Zigbee Door Sensor Testing Tony

🥇BEST RUNNER-UP

eWelink DS01 [Tony ]

Zigbee 3.0

1×CR2032

ZHA, Zigbee2MQTT

Alternatives: AliExpress 2, AliExpress 3, Amazon DE, Amazon FR.

Tony is the cheapest sensor of the group and among the fastest on open events. Proper Zigbee2MQTT support, single CR2032, and a compact enough form factor for most installations. The one caveat worth knowing: on my slightly recessed door frame, Tony needed a small raiser under the magnet to trigger reliably. On a flush or nearly flush standard frame it works straight out of the box.

Avoid: Chris  (_TZ3000_zutizvyk) — $7.52

The slowest sensor in the group by a clear and consistent margin, with sporadic delays of up to 2 seconds on both open and close events. Short trigger distance that required raisers on my door frame. Bulkiest form factor due to dual AAA batteries. There is no scenario where Chris is the right choice.

The Elephants in the Room

There are two sensors I did not test here because this article is specifically about cheap Tuya Zigbee sensors from AliExpress. But if you are building a serious smart home and budget is not really a constraint, the Aqara Door Sensor and the new Sonoff SNZB-04PR2 are two devices worth considering before you buy.
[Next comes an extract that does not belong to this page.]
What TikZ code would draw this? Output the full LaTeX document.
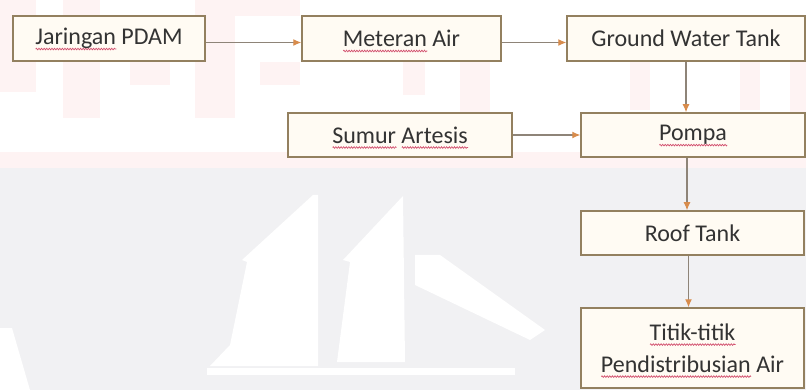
\documentclass[tikz,border=0pt]{standalone}
\usepackage{fontspec}
\setmainfont{Carlito}
\usetikzlibrary{arrows.meta,decorations.pathmorphing}

\definecolor{boxline}{HTML}{93805F}
\definecolor{boxfill}{HTML}{FFFBF3}
\definecolor{ink}{HTML}{333333}
\definecolor{wire}{HTML}{8E8478}
\definecolor{tip}{HTML}{D88C4C}
\definecolor{wavecol}{HTML}{D2506E}
\definecolor{paper}{HTML}{F1F1F3}
\definecolor{blush}{HTML}{FEF3F3}

% red wavy proofing underline below a word
\newsavebox\wavebox
\newcommand\spellwave[1]{%
  \sbox\wavebox{#1}\edef\wavelen{\the\wd\wavebox}%
  \leavevmode\rlap{\raisebox{-5.5pt}[0pt][0pt]{\tikz[x=1pt,y=1pt]
    \draw[wavecol, line width=0.7pt, decorate,
      decoration={zigzag, amplitude=0.8pt, segment length=2.6pt}]
      (0,0) -- (\wavelen,0);}}%
  \usebox\wavebox}

\tikzset{
  stage/.style={draw=boxline, line width=1.5pt, fill=boxfill, text=ink,
    font=\fontsize{24}{32}\selectfont, inner sep=0pt, align=center},
  flow/.style={draw=wire, line width=1.1pt,
    -{Latex[length=8pt,width=7pt,color=tip]}},
}

\begin{document}
\begin{tikzpicture}[x=1pt,y=-1pt]
\useasboundingbox (0,0) rectangle (806,390);

% background: light band on top, grey lower part
\fill[paper] (0,0) rectangle (806,390);
\fill[white] (0,0) rectangle (806,152);
\fill[blush] (0,152) rectangle (806,168);
% faint lettering
\fill[blush] (0,0) rectangle (36,92);
\fill[blush] (63,0) rectangle (100,118);
\fill[blush] (130,62) rectangle (170,85);
\fill[blush] (195,0) rectangle (235,118);
\fill[blush] (260,62) rectangle (300,85);
\fill[blush] (210,0) rectangle (300,16);
\fill[blush] (403,62) rectangle (425,95);
\fill[blush] (460,62) rectangle (490,118);
\fill[blush] (630,62) rectangle (650,110);
\fill[blush] (740,62) rectangle (760,110);
\fill[blush] (790,62) rectangle (806,118);
% sailing ship
\fill[white] (313,195) -- (242,260) -- (247,262) -- (230,345) -- (210,366)
  -- (318,366) -- (318,195) -- cycle;
\fill[white] (403,196) -- (343,260) -- (350,262) -- (337,362)
  -- (405,362) -- cycle;
\fill[white] (207,368) rectangle (515,375);
\fill[white] (415,255) -- (440,255) -- (545,330) -- (530,340) -- (415,285) -- cycle;
\fill[white] (0,328) -- (12,328) -- (30,390) -- (0,390) -- cycle;

% stages
\node[stage, minimum width=192pt, minimum height=45pt] (jar) at (109,38.5)
  {\spellwave{Jaringan} PDAM};
\node[stage, minimum width=199pt, minimum height=45pt] (met) at (401.5,38.5)
  {\spellwave{Meteran} Air};
\node[stage, minimum width=238pt, minimum height=45pt] (gwt) at (686,38.5)
  {Ground Water Tank};
\node[stage, minimum width=224pt, minimum height=44pt] (sum) at (400,135)
  {\spellwave{Sumur} \spellwave{Artesis}};
\node[stage, minimum width=224pt, minimum height=44pt] (pom) at (693,135)
  {\spellwave{Pompa}};
\node[stage, minimum width=223pt, minimum height=44pt] (roof) at (692.5,233)
  {Roof Tank};
\node[stage, minimum width=223pt, minimum height=80pt] (tit) at (692.5,348)
  {\spellwave{Titik-titik}\\\spellwave{Pendistribusian} Air};

% flow connections
\draw[flow] ([yshift=-4pt]jar.east) -- ([yshift=-4pt]met.west);
\draw[flow] ([yshift=-4pt]met.east) -- ([yshift=-4pt]gwt.west);
\draw[flow] (sum.east) -- (pom.west);
\draw[flow] (gwt.south) -- (gwt.south |- pom.north);
\draw[flow] ([xshift=-6pt]pom.south) -- ([xshift=-6pt]pom.south |- roof.north);
\draw[flow] ([xshift=-4pt]roof.south) -- ([xshift=-4pt]roof.south |- tit.north);
\end{tikzpicture}
\end{document}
The Aqara is the benchmark everything else in this category gets compared to. It runs on a single CR1632 coin cell, measures 41x22x11mm, has a 22mm trigger distance, and lasts over two years on that one battery. It integrates cleanly with Zigbee2MQTT and ZHA, has a rock solid reputation in the Home Assistant community, and costs around $15, roughly double the cheapest sensor in this comparison.

The SNZB-04PR2 is your pick if you specifically need AAA batteries. It is surprisingly thin for an AAA powered sensor, runs on the Telink TLSR8656, and includes a real physical tamper switch. A significant step up from the first gen Sonoff, that a lot of people had problems with. The SNZB-04PR2 costs below $15.